I expected Dr. Sterling to think this was all very sudden, that as recently as a few days before I was going on and on about my surprisingly salutary state, but she must have realized that people can crash very suddenly. “All that could be part of the depression,” Dr. Sterling said after I described my symptoms. “You've been in therapy about a month, so maybe it's first starting to shake you up now. Maybe you're having your first breakdown. But don't worry: It happens. It's part of the therapeutic process. This is part of how you're going to get better.”

 

And then a few days later I woke up in blood. There was blood on the sheets, blood between the sheets, blood on my nightgown, and I thought I was dying. Actually, I thought I was dead.
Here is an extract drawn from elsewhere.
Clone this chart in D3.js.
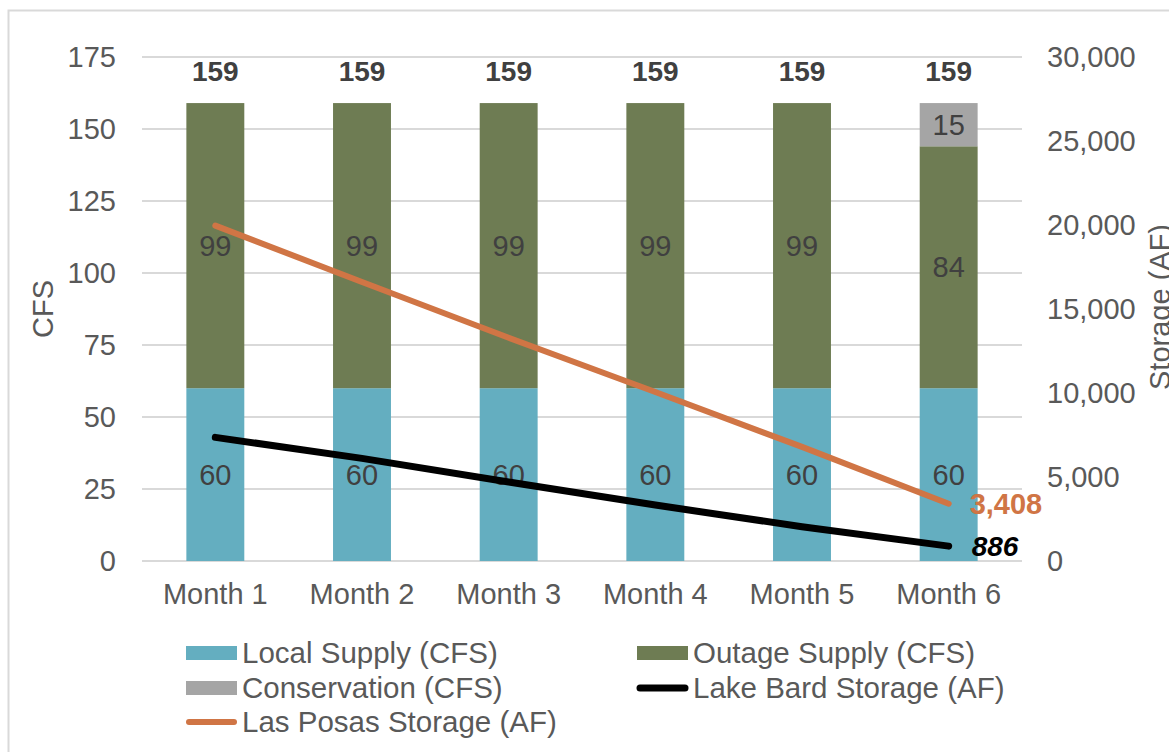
<!DOCTYPE html>
<html>
<head>
<meta charset="utf-8">
<script src="https://cdn.jsdelivr.net/npm/d3@7/dist/d3.min.js"></script>
<style>
  html, body { margin: 0; padding: 0; background: #fff; }
  svg { display: block; font-family: "Liberation Sans", Arial, sans-serif; }
</style>
</head>
<body>
<svg id="chart" width="1169" height="752"></svg>
<script>
// Monthly supply (CFS, stacked bars) and reservoir storage (AF, lines)
const months = ["Month 1", "Month 2", "Month 3", "Month 4", "Month 5", "Month 6"];
const localSupply = [60, 60, 60, 60, 60, 60];
const outageSupply = [99, 99, 99, 99, 99, 84];
const conservation = [0, 0, 0, 0, 0, 15];
const lasPosasStorage = [19960, 16610, 13290, 10060, 6790, 3408];
const lakeBardStorage = [7360, 6110, 4700, 3330, 2040, 886];
const cfsTicks = [0, 25, 50, 75, 100, 125, 150, 175];
const storageTicks = [0, 5000, 10000, 15000, 20000, 25000, 30000];

const barSeries = [
  { key: "local", name: "Local Supply (CFS)", values: localSupply, color: "#64aec0" },
  { key: "outage", name: "Outage Supply (CFS)", values: outageSupply, color: "#6e7c53" },
  { key: "cons", name: "Conservation (CFS)", values: conservation, color: "#a5a5a5" }
];
const lineSeries = [
  { key: "bard", name: "Lake Bard Storage (AF)", values: lakeBardStorage, color: "#000000", width: 7 },
  { key: "posas", name: "Las Posas Storage (AF)", values: lasPosasStorage, color: "#d07545", width: 6 }
];

const svg = d3.select("#chart");
const W = 1169, H = 752;
const plot = { left: 142, right: 1022, top: 57, bottom: 561 };

// chart frame
svg.append("rect")
  .attr("x", 8.5).attr("y", 10.5)
  .attr("width", W + 20).attr("height", H + 20)
  .attr("fill", "#fff").attr("stroke", "#d9d9d9").attr("stroke-width", 2);

const x = d3.scaleBand().domain(months).range([plot.left, plot.right]).paddingInner(0.605).paddingOuter(0.3025);
const yL = d3.scaleLinear().domain([0, 175]).range([plot.bottom, plot.top]);
const yR = d3.scaleLinear().domain([0, 30000]).range([plot.bottom, plot.top]);
const cx = m => x(m) + x.bandwidth() / 2;

// gridlines
svg.append("g").selectAll("line").data(cfsTicks).join("line")
  .attr("x1", plot.left).attr("x2", plot.right)
  .attr("y1", d => yL(d)).attr("y2", d => yL(d))
  .attr("stroke", "#d9d9d9").attr("stroke-width", 2);

// left axis
const leftAxis = svg.append("g").attr("transform", `translate(${plot.left},0)`)
  .call(d3.axisLeft(yL).tickValues(cfsTicks).tickSize(0).tickPadding(26));
leftAxis.select(".domain").remove();
leftAxis.selectAll("text").attr("font-size", 29).attr("fill", "#595959")
  .attr("font-family", "Liberation Sans, Arial, sans-serif");

// right axis
const rightAxis = svg.append("g").attr("transform", `translate(${plot.right},0)`)
  .call(d3.axisRight(yR).tickValues(storageTicks).tickSize(0).tickPadding(25).tickFormat(d3.format(",")));
rightAxis.select(".domain").remove();
rightAxis.selectAll("text").attr("font-size", 29).attr("fill", "#595959")
  .attr("font-family", "Liberation Sans, Arial, sans-serif");

// category axis
const bottomAxis = svg.append("g").attr("transform", `translate(0,${plot.bottom})`)
  .call(d3.axisBottom(x).tickSize(0).tickPadding(22));
bottomAxis.select(".domain").remove();
bottomAxis.selectAll("text").attr("font-size", 29).attr("fill", "#595959")
  .attr("font-family", "Liberation Sans, Arial, sans-serif");

// axis titles
svg.append("text")
  .attr("transform", `translate(53,${(plot.top + plot.bottom) / 2}) rotate(-90)`)
  .attr("text-anchor", "middle").attr("font-size", 29).attr("fill", "#595959")
  .text("CFS");
svg.append("text")
  .attr("transform", `translate(1170,${(plot.top + plot.bottom) / 2 - 2}) rotate(-90)`)
  .attr("text-anchor", "middle").attr("font-size", 29).attr("fill", "#595959")
  .text("Storage (AF)");

// stacked bars
const table = months.map((m, i) => ({ month: m, local: localSupply[i], outage: outageSupply[i], cons: conservation[i] }));
const stack = d3.stack().keys(barSeries.map(s => s.key))(table);
const barG = svg.append("g");
stack.forEach((layer, li) => {
  const s = barSeries[li];
  barG.append("g").selectAll("rect").data(layer).join("rect")
    .attr("x", d => x(d.data.month))
    .attr("width", x.bandwidth())
    .attr("y", d => yL(d[1]))
    .attr("height", d => yL(d[0]) - yL(d[1]))
    .attr("fill", s.color);
  barG.append("g").selectAll("text").data(layer.filter(d => d[1] - d[0] > 0)).join("text")
    .attr("x", d => cx(d.data.month))
    .attr("y", d => yL((d[0] + d[1]) / 2))
    .attr("dy", "0.35em")
    .attr("text-anchor", "middle")
    .attr("font-size", 29).attr("fill", "#404040")
    .text(d => d[1] - d[0]);
});

// totals above the bars
svg.append("g").selectAll("text").data(table).join("text")
  .attr("x", d => cx(d.month))
  .attr("y", yL(175) + 24)
  .attr("text-anchor", "middle")
  .attr("font-size", 28).attr("font-weight", "bold").attr("fill", "#404040")
  .text(d => d.local + d.outage + d.cons);

// storage lines
const line = d3.line().x((d, i) => cx(months[i])).y(d => yR(d));
lineSeries.forEach(s => {
  svg.append("path").datum(s.values)
    .attr("d", line)
    .attr("fill", "none").attr("stroke", s.color).attr("stroke-width", s.width)
    .attr("stroke-linecap", "round").attr("stroke-linejoin", "round");
});

// end-of-line value labels
const last = months.length - 1;
svg.append("text")
  .attr("x", cx(months[last]) + 21).attr("y", yR(lasPosasStorage[last]))
  .attr("dy", "0.35em")
  .attr("font-size", 29).attr("font-weight", "bold").attr("fill", "#d07545")
  .text(d3.format(",")(lasPosasStorage[last]));
svg.append("text")
  .attr("x", cx(months[last]) + 23).attr("y", yR(lakeBardStorage[last]))
  .attr("dy", "0.35em")
  .attr("font-size", 28).attr("font-weight", "bold").attr("font-style", "italic").attr("fill", "#000")
  .text(d3.format(",")(lakeBardStorage[last]));

// legend
const legendItems = [
  { s: barSeries[0], type: "bar", col: 0, row: 0 },
  { s: barSeries[1], type: "bar", col: 1, row: 0 },
  { s: barSeries[2], type: "bar", col: 0, row: 1 },
  { s: lineSeries[0], type: "line", col: 1, row: 1 },
  { s: lineSeries[1], type: "line", col: 0, row: 2 }
];
const legend = svg.append("g");
const colX = [186, 637], rowY = [653, 688, 722];
legendItems.forEach(it => {
  const gx = colX[it.col], gy = rowY[it.row];
  const g = legend.append("g").attr("transform", `translate(${gx},${gy})`);
  if (it.type === "bar") {
    g.append("rect").attr("x", 0).attr("y", -7).attr("width", 51).attr("height", 14).attr("fill", it.s.color);
  } else {
    g.append("line").attr("x1", 3).attr("x2", 48).attr("y1", 0).attr("y2", 0)
      .attr("stroke", it.s.color).attr("stroke-width", it.s.width).attr("stroke-linecap", "round");
  }
  g.append("text").attr("x", 56).attr("y", 0).attr("dy", "0.35em")
    .attr("font-size", 29.5).attr("fill", "#595959").text(it.s.name);
});
</script>
</body>
</html>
And then I felt the plasmatic bits of blood that encrusted my inner thighs, saw the thick clots of burgundy that traveled down my legs like a run in a pair of stockings. And I thought, Oh no.

I had been vomiting all week before that, but I figured I was just sick as usual. Story of my life. I was so empty that sometimes my body would throw up just to get emptier. But then over the weekend crazy things started to happen. Something in my head hurt so bad that there were hot rushes and hallucinations, and I decided to call my ex-boyfriend Stone and ask him to come over and drink Hungarian red wine with me—so much for no drinking—to take my mind off my mind. And he hugged me for six hours straight because I was scared that if he let go of me I might go jump out the window. My head felt like a plane about to make a crash landing. Or something like that. Actually, it was the levity the lack of anchoring that was really starting to frighten me: I was certain that if Stone let go of me I might float up to Mars.

So when I woke up Monday morning surrounded by my own blood, I was sure I was leaving my body for good. I rolled off my futon and pushed myself up and leaned against the wall, creeping slowly down the narrow corridor until I got to the phone. I curled myself around the cradle in a fetal position because the cramps hurt so badly and my lower back felt like it had been clamped with iron tongs and I dialed Stone's number.

I looked behind me and saw a trail of blood, left in dots and splatters on the floor and smears on the wall like a Jackson Pollock painting.

“Stone, I'm dying,” I said as soon as he picked up the receiver.

“Again?”

“Stone, I'm dead. I know I said that on Saturday, and I'm sorry to wake you, but there's all this blood and I'm shaking and I'm in pain and I really think I might be dying and maybe I should see a doctor.”